#### [MATERIAL]
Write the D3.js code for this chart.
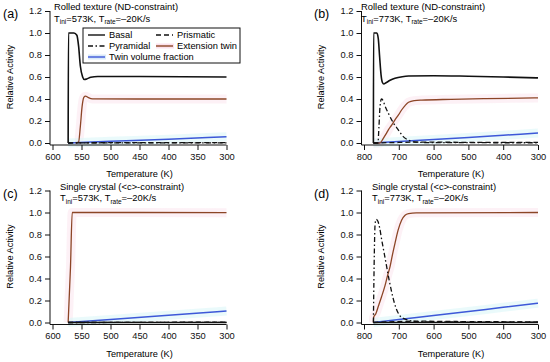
<!DOCTYPE html>
<html>
<head>
<meta charset="utf-8">
<script src="https://cdn.jsdelivr.net/npm/d3@7"></script>
<style>
    body { margin: 0; background: white; }
    svg { font-family: "Liberation Sans", Arial, sans-serif; }
</style>
</head>
<body>
<script>
// values: [temperature K, relative activity]
const aBasal = [[573, 0], [572.5, 1.0], [563, 1.0], [558, 0.98], [555, 0.88], [552, 0.7], [548, 0.6], [545, 0.577], [541, 0.582], [534, 0.598], [522, 0.605], [450, 0.604], [300, 0.6]]
const aPrism = [[573, 0], [540, 0.002], [450, 0.003], [300, 0.003]]
const aPyr = [[573, 0], [540, 0.001], [300, 0.001]]
const aTwin = [[560, 0], [555, 0.01], [552, 0.15], [549, 0.33], [546, 0.415], [543, 0.426], [539, 0.415], [531, 0.401], [450, 0.4], [300, 0.4]]
const aVol = [[573, 0], [500, 0.015], [400, 0.035], [300, 0.056]]

const bBasal = [[773, 0], [772.5, 1.0], [763, 1.0], [759, 0.95], [755, 0.78], [751, 0.62], [747, 0.55], [743, 0.537], [738, 0.545], [725, 0.57], [711, 0.588], [690, 0.603], [672, 0.609], [600, 0.612], [500, 0.607], [400, 0.6], [300, 0.592]]
const bPrism = [[773, 0], [700, 0.005], [650, 0.008], [500, 0.006], [300, 0.005]]
const bPyr = [[773, 0], [760, 0], [757, 0.15], [754, 0.33], [750, 0.4], [746, 0.39], [740, 0.34], [730, 0.27], [715, 0.18], [701, 0.118], [688, 0.06], [673, 0.027], [655, 0.01], [620, 0.004], [300, 0.002]]
const bTwin = [[773, 0], [754, 0], [745, 0.04], [737, 0.08], [730, 0.12], [720, 0.165], [711, 0.21], [700, 0.26], [692, 0.3], [682, 0.34], [672, 0.37], [655, 0.385], [634, 0.39], [550, 0.397], [450, 0.403], [300, 0.41]]
const bVol = [[773, 0], [700, 0.013], [600, 0.031], [500, 0.05], [400, 0.07], [300, 0.09]]

const cBasal = [[573, 0], [300, 0]]
const cPrism = [[573, 0], [300, 0.003]]
const cPyr = [[573, 0], [300, 0.001]]
const cTwin = [[573, 0], [569, 0.5], [566, 1.0], [450, 1.0], [300, 0.998]]
const cVol = [[573, 0], [500, 0.027], [400, 0.065], [300, 0.105]]

const dBasal = [[773, 0], [300, 0]]
const dPrism = [[773, 0], [690, 0.01], [650, 0.012], [500, 0.008], [300, 0.006]]
const dPyr = [[773, 0], [771, 0.5], [768, 0.9], [765, 0.937], [760, 0.92], [755, 0.86], [749, 0.75], [742, 0.63], [735, 0.51], [728, 0.39], [720, 0.27], [712, 0.17], [704, 0.1], [695, 0.055], [685, 0.035], [677, 0.025], [660, 0.012], [620, 0.006], [300, 0.003]]
const dTwin = [[773, 0], [772, 0.05], [766, 0.08], [759, 0.145], [750, 0.23], [740, 0.33], [732, 0.43], [725, 0.51], [718, 0.62], [711, 0.72], [702, 0.84], [692, 0.93], [682, 0.975], [672, 0.99], [650, 0.997], [300, 1.0]]
const dVol = [[773, 0], [700, 0.027], [600, 0.063], [500, 0.1], [400, 0.138], [300, 0.175]]

const yTicks = [0, 0.2, 0.4, 0.6, 0.8, 1.0, 1.2]
const xTicksLow = [600, 550, 500, 450, 400, 350, 300]
const xTicksHigh = [800, 700, 600, 500, 400, 300]

const legendNames = ['Basal', 'Prismatic', 'Pyramidal', 'Extension twin', 'Twin volume fraction']

const brown = '#8c4526'
const blue = '#3d58d8'

const panels = [
    { tag: '(a)', title: 'Rolled texture (ND-constraint)', tini: '573K', dom: [600, 300], ticks: xTicksLow, left: 52.5, right: 226.5, top: 11, bottom: 143, ox: 0, tx: 54, series: [aVol, aTwin, aBasal, aPrism, aPyr], legend: true },
    { tag: '(b)', title: 'Rolled texture (ND-constraint)', tini: '773K', dom: [800, 300], ticks: xTicksHigh, left: 364, right: 538, top: 11, bottom: 143, ox: 311, tx: 361, series: [bVol, bTwin, bBasal, bPrism, bPyr] },
    { tag: '(c)', title: 'Single crystal (<c>-constraint)', tini: '573K', dom: [600, 300], ticks: xTicksLow, left: 52.5, right: 226.5, top: 190.5, bottom: 322.5, ox: 0, tx: 60, series: [cVol, cTwin, cBasal, cPrism, cPyr] },
    { tag: '(d)', title: 'Single crystal (<c>-constraint)', tini: '773K', dom: [800, 300], ticks: xTicksHigh, left: 364, right: 538, top: 190.5, bottom: 322.5, ox: 311, tx: 372, series: [dVol, dTwin, dBasal, dPrism, dPyr] }
]

const svg = d3.select('body').append('svg')
    .attr('width', 550)
    .attr('height', 362)
    .style('background', 'white')

panels.forEach(p => {
    const x = d3.scaleLinear().domain(p.dom).range([p.left, p.right])
    const y = d3.scaleLinear().domain([0, 1.2]).range([p.bottom, p.top])
    const g = svg.append('g')

    const line = d3.line()
        .x(d => x(d[0]))
        .y(d => y(d[1]))
        .curve(d3.curveMonotoneX)

    const [vol, twin, basal, prism, pyr] = p.series

    // faint coloured halos seen round the coloured curves
    g.append('path').attr('d', line(twin)).attr('fill', 'none')
        .attr('stroke', '#fce4ee').attr('stroke-width', 9).attr('opacity', 0.5)
    g.append('path').attr('d', line(vol)).attr('fill', 'none')
        .attr('stroke', '#dcf6f8').attr('stroke-width', 9).attr('opacity', 0.6)

    // axes
    const xAxis = d3.axisBottom(x).tickValues(p.ticks).tickSize(5).tickPadding(3).tickFormat(d3.format('d'))
    const yAxis = d3.axisLeft(y).tickValues(yTicks).tickSize(5).tickPadding(3).tickFormat(d3.format('.1f'))

    const gx = g.append('g')
        .attr('transform', `translate(0, ${p.bottom + 2})`)
        .call(xAxis)
    gx.select('.domain').attr('d', `M${p.left - 2.5},0H${p.right}`)

    const gy = g.append('g')
        .attr('transform', `translate(${p.left - 2.5}, 0)`)
        .call(yAxis)
    gy.select('.domain').attr('d', `M0,${p.top}V${p.bottom + 2}`)

    g.selectAll('.tick text').attr('font-size', 9.3).attr('fill', '#111')
    g.selectAll('.domain, .tick line').attr('stroke', '#111')

    // curves
    g.append('path').attr('d', line(vol)).attr('fill', 'none')
        .attr('stroke', blue).attr('stroke-width', 1.5)
    g.append('path').attr('d', line(twin)).attr('fill', 'none')
        .attr('stroke', brown).attr('stroke-width', 1.3)
    g.append('path').attr('d', line(prism)).attr('fill', 'none')
        .attr('stroke', '#111').attr('stroke-width', 1.3).attr('stroke-dasharray', '5,3')
    g.append('path').attr('d', line(pyr)).attr('fill', 'none')
        .attr('stroke', '#111').attr('stroke-width', 1.3).attr('stroke-dasharray', '5,2.5,1.5,2.5')
    g.append('path').attr('d', line(basal)).attr('fill', 'none')
        .attr('stroke', '#111').attr('stroke-width', 1.6)

    // labels
    g.append('text')
        .attr('x', p.ox + 3)
        .attr('y', p.top + 7)
        .attr('font-size', 12.5)
        .text(p.tag)

    g.append('text')
        .attr('x', p.tx)
        .attr('y', p.top - 1)
        .attr('font-size', 9.4)
        .text(p.title)

    const sub = g.append('text')
        .attr('x', p.tx)
        .attr('y', p.top + 10.5)
        .attr('font-size', 9.4)
    sub.append('tspan').text('T')
    sub.append('tspan').attr('font-size', 6.5).attr('dy', 2.5).text('ini')
    sub.append('tspan').attr('dy', -2.5).text('=' + p.tini + ', T')
    sub.append('tspan').attr('font-size', 6.5).attr('dy', 2.5).text('rate')
    sub.append('tspan').attr('dy', -2.5).text('=–20K/s')

    g.append('text')
        .attr('x', (p.left + p.right) / 2)
        .attr('y', p.bottom + 34)
        .attr('text-anchor', 'middle')
        .attr('font-size', 9.2)
        .text('Temperature (K)')

    g.append('text')
        .attr('transform', `translate(${p.ox + 13}, ${(p.top + p.bottom) / 2}) rotate(-90)`)
        .attr('text-anchor', 'middle')
        .attr('font-size', 9.2)
        .text('Relative Activity')

    if (p.legend) {
        const lg = g.append('g')
        lg.append('rect')
            .attr('x', 83).attr('y', 28)
            .attr('width', 157).attr('height', 35)
            .attr('fill', 'white').attr('stroke', '#111').attr('stroke-width', 1)

        const items = [
            { name: legendNames[0], lx: 88, ly: 35, stroke: '#111', dash: null },
            { name: legendNames[1], lx: 156, ly: 35, stroke: '#111', dash: '5,3' },
            { name: legendNames[2], lx: 88, ly: 46, stroke: '#111', dash: '5,2.5,1.5,2.5' },
            { name: legendNames[3], lx: 156, ly: 46, stroke: brown, dash: null, halo: '#fbe1ec' },
            { name: legendNames[4], lx: 88, ly: 57, stroke: blue, dash: null, halo: '#d9e9f8' }
        ]
        items.forEach(it => {
            if (it.halo) {
                lg.append('line')
                    .attr('x1', it.lx).attr('x2', it.lx + 18)
                    .attr('y1', it.ly).attr('y2', it.ly)
                    .attr('stroke', it.halo).attr('stroke-width', 5)
            }
            lg.append('line')
                .attr('x1', it.lx).attr('x2', it.lx + 17)
                .attr('y1', it.ly).attr('y2', it.ly)
                .attr('stroke', it.stroke).attr('stroke-width', 1.4)
                .attr('stroke-dasharray', it.dash)
            lg.append('text')
                .attr('x', it.lx + 21)
                .attr('y', it.ly + 3.3)
                .attr('font-size', 9.3)
                .text(it.name)
        })
    }
})
</script>
</body>
</html>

#### [WRITTEN TASK]
Emit the lines of the material exactly, from its first line to the line containing "0.07], [300, 0.09]]", inclusive; leave every picture out.

#### [RESPONSE TO THE TASK]
Write the D3.js code for this chart.
<!DOCTYPE html>
<html>
<head>
<meta charset="utf-8">
<script src="https://cdn.jsdelivr.net/npm/d3@7"></script>
<style>
    body { margin: 0; background: white; }
    svg { font-family: "Liberation Sans", Arial, sans-serif; }
</style>
</head>
<body>
<script>
// values: [temperature K, relative activity]
const aBasal = [[573, 0], [572.5, 1.0], [563, 1.0], [558, 0.98], [555, 0.88], [552, 0.7], [548, 0.6], [545, 0.577], [541, 0.582], [534, 0.598], [522, 0.605], [450, 0.604], [300, 0.6]]
const aPrism = [[573, 0], [540, 0.002], [450, 0.003], [300, 0.003]]
const aPyr = [[573, 0], [540, 0.001], [300, 0.001]]
const aTwin = [[560, 0], [555, 0.01], [552, 0.15], [549, 0.33], [546, 0.415], [543, 0.426], [539, 0.415], [531, 0.401], [450, 0.4], [300, 0.4]]
const aVol = [[573, 0], [500, 0.015], [400, 0.035], [300, 0.056]]

const bBasal = [[773, 0], [772.5, 1.0], [763, 1.0], [759, 0.95], [755, 0.78], [751, 0.62], [747, 0.55], [743, 0.537], [738, 0.545], [725, 0.57], [711, 0.588], [690, 0.603], [672, 0.609], [600, 0.612], [500, 0.607], [400, 0.6], [300, 0.592]]
const bPrism = [[773, 0], [700, 0.005], [650, 0.008], [500, 0.006], [300, 0.005]]
const bPyr = [[773, 0], [760, 0], [757, 0.15], [754, 0.33], [750, 0.4], [746, 0.39], [740, 0.34], [730, 0.27], [715, 0.18], [701, 0.118], [688, 0.06], [673, 0.027], [655, 0.01], [620, 0.004], [300, 0.002]]
const bTwin = [[773, 0], [754, 0], [745, 0.04], [737, 0.08], [730, 0.12], [720, 0.165], [711, 0.21], [700, 0.26], [692, 0.3], [682, 0.34], [672, 0.37], [655, 0.385], [634, 0.39], [550, 0.397], [450, 0.403], [300, 0.41]]
const bVol = [[773, 0], [700, 0.013], [600, 0.031], [500, 0.05], [400, 0.07], [300, 0.09]]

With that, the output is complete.